#### [REQUIREMENTS]
Do not copy the pictures; transcribe all other material exactly.

-- Start of DATA PROVIDED --

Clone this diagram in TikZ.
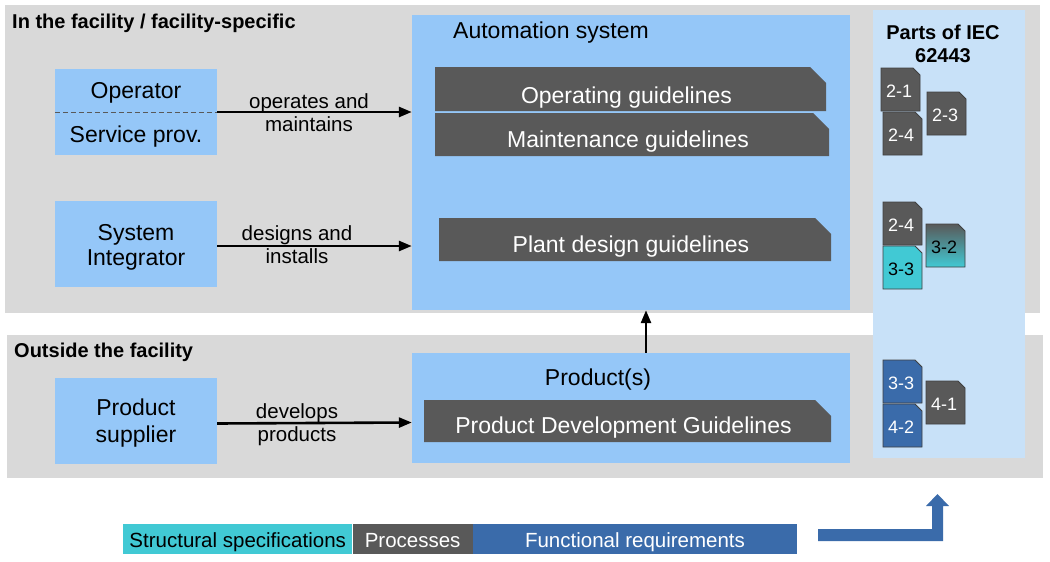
\documentclass[tikz,border=0pt]{standalone}
\usepackage{fontspec}
\setmainfont{Liberation Sans}
\usetikzlibrary{arrows.meta,calc}
\definecolor{panel}{HTML}{D9D9D9}
\definecolor{lblue}{HTML}{95C7F8}
\definecolor{colblue}{HTML}{C8E1F8}
\definecolor{dgray}{HTML}{595959}
\definecolor{tcyan}{HTML}{41C9D4}
\definecolor{dblue}{HTML}{3A6BAA}
\newcommand\guideshape[7]{%
  \fill[dgray] (#2,#3) -- (#4-16,#3) -- (#4,#3+16) -- (#4,#5) -- (#2,#5) -- cycle;
  \node[guidetext] (#1) at ({(#2+#4)/2-4},{#3+#6}) {#7};}
\newcommand\tileshape[6]{%
  \filldraw[#4, draw=black!75, line width=0.8pt] (#2,#3) -- (#2+32,#3) -- (#2+39,#3+7) -- (#2+39,#3+43) -- (#2,#3+43) -- cycle;
  \node[tiletext, text=#5] (#1) at ({#2+18},{#3+29}) {#6};}
\begin{document}
\begin{tikzpicture}[x=1pt,y=-1pt,
  bluebox/.style={fill=lblue, inner sep=0pt},
  actor/.style={fill=lblue, inner sep=0pt, minimum width=162pt, minimum height=86pt},
  big/.style={inner sep=0pt, anchor=base, font=\fontsize{23}{27}\selectfont},
  lbl/.style={inner sep=0pt, anchor=base, font=\fontsize{20.5}{24}\selectfont},
  title/.style={inner sep=0pt, anchor=base west, font=\fontsize{20}{24}\selectfont\bfseries},
  guidetext/.style={inner sep=0pt, anchor=base, text=white, font=\fontsize{23}{27}\selectfont},
  tiletext/.style={inner sep=0pt, anchor=base, font=\fontsize{18}{22}\selectfont},
  legend/.style={inner sep=0pt, minimum height=30pt, text depth=3pt, text height=19pt, font=\fontsize{20.5}{24}\selectfont},
  arr/.style={line width=2.6pt, -{Triangle[length=13pt,width=10pt]}}]
\useasboundingbox (0,0) rectangle (1050,562);
% panels
\fill[panel] (5,5) rectangle (1040,313);
\fill[panel] (7,335) rectangle (1043,478);
\fill[colblue] (873,10) rectangle (1025,458);
\node[title] (t1) at (12,28) {In the facility / facility-specific};
\node[title] (t2) at (14,357) {Outside the facility};
\node[title, anchor=base] (parts1) at (943,39) {Parts of IEC};
\node[title, anchor=base] (parts2) at (943,62) {62443};
% main boxes
\node[bluebox, minimum width=438pt, minimum height=295pt] (auto) at (631,162.5) {};
\node[big] (autot) at (551,38) {Automation system};
\node[bluebox, minimum width=438pt, minimum height=110pt] (prod) at (631,408) {};
\node[big] (prodt) at (598,385) {Product(s)};
% actors
\node[actor] (op) at (136,112) {};
\node[big] (opt) at (136,98) {Operator};
\node[big] (svt) at (136,142) {Service prov.};
\draw[black!65, line width=1pt, dash pattern=on 5pt off 3pt] (op.west) -- (op.east);
\node[actor] (si) at (136,244) {};
\node[big] (si1) at (136,240) {System};
\node[big] (si2) at (136,265) {Integrator};
\node[actor] (ps) at (136,420.5) {};
\node[big] (ps1) at (136,415) {Product};
\node[big] (ps2) at (136,442) {supplier};
% guidelines
\guideshape{og}{435}{67}{826}{111}{36}{Operating guidelines}
\guideshape{mg}{435}{113}{829}{156}{34}{Maintenance guidelines}
\guideshape{pg}{439}{218}{831}{261}{34}{Plant design guidelines}
\guideshape{pdg}{424}{400}{831}{442}{33}{Product Development Guidelines}
% arrows
\draw[arr] (op.east) -- (op.east -| auto.west);
\node[lbl] (l1a) at (309,108) {operates and};
\node[lbl] (l1b) at (309,131) {maintains};
\draw[arr] ($(si.east)+(0,2)$) -- ($(si.east -| auto.west)+(0,2)$);
\node[lbl] (l2a) at (297,240) {designs and};
\node[lbl] (l2b) at (297,263) {installs};
\draw[arr] ($(ps.east)+(0,3)$) -- ($(ps.east -| prod.west)+(0,2)$);
\node[lbl] (l3a) at (297,418) {develops};
\node[lbl] (l3b) at (297,441) {products};
\coordinate (upx) at (646,0);
\draw[arr] (prod.north -| upx) -- (auto.south -| upx);
% tiles
\tileshape{a21}{881}{68}{dgray}{white}{2-1}
\tileshape{a24}{883}{112}{dgray}{white}{2-4}
\tileshape{a23}{927}{92}{dgray}{white}{2-3}
\tileshape{b24}{883}{202}{dgray}{white}{2-4}
\tileshape{b33}{883}{246}{tcyan}{black}{3-3}
\shadedraw[top color=dgray, bottom color=tcyan, draw=black!75, line width=0.8pt] (926,224) -- (958,224) -- (965,231) -- (965,267) -- (926,267) -- cycle;
\node[tiletext] (b32) at (944,253) {3-2};
\tileshape{c33}{883}{360}{dblue}{white}{3-3}
\tileshape{c42}{883}{404}{dblue}{white}{4-2}
\tileshape{c41}{926}{381}{dgray}{white}{4-1}
% legend
\node[legend, fill=tcyan, minimum width=229pt, anchor=north west] (lg1) at (123,524) {Structural specifications};
\node[legend, fill=dgray, text=white, minimum width=120pt, anchor=north west] (lg2) at (lg1.north east) {Processes};
\node[legend, fill=dblue, text=white, minimum width=324pt, anchor=north west] (lg3) at (lg2.north east) {Functional requirements};
% bent arrow
\fill[dblue] (818,529) -- (932,529) -- (932,506) -- (926,506) -- (937.5,494) -- (949,506) -- (943,506) -- (943,541) -- (818,541) -- cycle;
\end{tikzpicture}
\end{document}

-- End of DATA PROVIDED --

#### [WRITTEN RESPONSE]
Clone this diagram in TikZ.
\documentclass[tikz,border=0pt]{standalone}
\usepackage{fontspec}
\setmainfont{Liberation Sans}
\usetikzlibrary{arrows.meta,calc}
\definecolor{panel}{HTML}{D9D9D9}
\definecolor{lblue}{HTML}{95C7F8}
\definecolor{colblue}{HTML}{C8E1F8}
\definecolor{dgray}{HTML}{595959}
\definecolor{tcyan}{HTML}{41C9D4}
\definecolor{dblue}{HTML}{3A6BAA}
\newcommand\guideshape[7]{%
  \fill[dgray] (#2,#3) -- (#4-16,#3) -- (#4,#3+16) -- (#4,#5) -- (#2,#5) -- cycle;
  \node[guidetext] (#1) at ({(#2+#4)/2-4},{#3+#6}) {#7};}
\newcommand\tileshape[6]{%
  \filldraw[#4, draw=black!75, line width=0.8pt] (#2,#3) -- (#2+32,#3) -- (#2+39,#3+7) -- (#2+39,#3+43) -- (#2,#3+43) -- cycle;
  \node[tiletext, text=#5] (#1) at ({#2+18},{#3+29}) {#6};}
\begin{document}
\begin{tikzpicture}[x=1pt,y=-1pt,
  bluebox/.style={fill=lblue, inner sep=0pt},
  actor/.style={fill=lblue, inner sep=0pt, minimum width=162pt, minimum height=86pt},
  big/.style={inner sep=0pt, anchor=base, font=\fontsize{23}{27}\selectfont},
  lbl/.style={inner sep=0pt, anchor=base, font=\fontsize{20.5}{24}\selectfont},
  title/.style={inner sep=0pt, anchor=base west, font=\fontsize{20}{24}\selectfont\bfseries},
  guidetext/.style={inner sep=0pt, anchor=base, text=white, font=\fontsize{23}{27}\selectfont},
  tiletext/.style={inner sep=0pt, anchor=base, font=\fontsize{18}{22}\selectfont},
  legend/.style={inner sep=0pt, minimum height=30pt, text depth=3pt, text height=19pt, font=\fontsize{20.5}{24}\selectfont},
  arr/.style={line width=2.6pt, -{Triangle[length=13pt,width=10pt]}}]
\useasboundingbox (0,0) rectangle (1050,562);
% panels
\fill[panel] (5,5) rectangle (1040,313);
\fill[panel] (7,335) rectangle (1043,478);
\fill[colblue] (873,10) rectangle (1025,458);
\node[title] (t1) at (12,28) {In the facility / facility-specific};
\node[title] (t2) at (14,357) {Outside the facility};
\node[title, anchor=base] (parts1) at (943,39) {Parts of IEC};
\node[title, anchor=base] (parts2) at (943,62) {62443};
% main boxes
\node[bluebox, minimum width=438pt, minimum height=295pt] (auto) at (631,162.5) {};
\node[big] (autot) at (551,38) {Automation system};
\node[bluebox, minimum width=438pt, minimum height=110pt] (prod) at (631,408) {};
\node[big] (prodt) at (598,385) {Product(s)};
% actors
\node[actor] (op) at (136,112) {};
\node[big] (opt) at (136,98) {Operator};
\node[big] (svt) at (136,142) {Service prov.};
\draw[black!65, line width=1pt, dash pattern=on 5pt off 3pt] (op.west) -- (op.east);
\node[actor] (si) at (136,244) {};
\node[big] (si1) at (136,240) {System};
\node[big] (si2) at (136,265) {Integrator};
\node[actor] (ps) at (136,420.5) {};
\node[big] (ps1) at (136,415) {Product};
\node[big] (ps2) at (136,442) {supplier};
% guidelines
\guideshape{og}{435}{67}{826}{111}{36}{Operating guidelines}
\guideshape{mg}{435}{113}{829}{156}{34}{Maintenance guidelines}
\guideshape{pg}{439}{218}{831}{261}{34}{Plant design guidelines}
\guideshape{pdg}{424}{400}{831}{442}{33}{Product Development Guidelines}
% arrows
\draw[arr] (op.east) -- (op.east -| auto.west);
\node[lbl] (l1a) at (309,108) {operates and};
\node[lbl] (l1b) at (309,131) {maintains};
\draw[arr] ($(si.east)+(0,2)$) -- ($(si.east -| auto.west)+(0,2)$);
\node[lbl] (l2a) at (297,240) {designs and};
\node[lbl] (l2b) at (297,263) {installs};
\draw[arr] ($(ps.east)+(0,3)$) -- ($(ps.east -| prod.west)+(0,2)$);
\node[lbl] (l3a) at (297,418) {develops};
\node[lbl] (l3b) at (297,441) {products};
\coordinate (upx) at (646,0);
\draw[arr] (prod.north -| upx) -- (auto.south -| upx);
% tiles
\tileshape{a21}{881}{68}{dgray}{white}{2-1}
\tileshape{a24}{883}{112}{dgray}{white}{2-4}
\tileshape{a23}{927}{92}{dgray}{white}{2-3}
\tileshape{b24}{883}{202}{dgray}{white}{2-4}
\tileshape{b33}{883}{246}{tcyan}{black}{3-3}
\shadedraw[top color=dgray, bottom color=tcyan, draw=black!75, line width=0.8pt] (926,224) -- (958,224) -- (965,231) -- (965,267) -- (926,267) -- cycle;
\node[tiletext] (b32) at (944,253) {3-2};
\tileshape{c33}{883}{360}{dblue}{white}{3-3}
\tileshape{c42}{883}{404}{dblue}{white}{4-2}
\tileshape{c41}{926}{381}{dgray}{white}{4-1}
% legend
\node[legend, fill=tcyan, minimum width=229pt, anchor=north west] (lg1) at (123,524) {Structural specifications};
\node[legend, fill=dgray, text=white, minimum width=120pt, anchor=north west] (lg2) at (lg1.north east) {Processes};
\node[legend, fill=dblue, text=white, minimum width=324pt, anchor=north west] (lg3) at (lg2.north east) {Functional requirements};
% bent arrow
\fill[dblue] (818,529) -- (932,529) -- (932,506) -- (926,506) -- (937.5,494) -- (949,506) -- (943,506) -- (943,541) -- (818,541) -- cycle;
\end{tikzpicture}
\end{document}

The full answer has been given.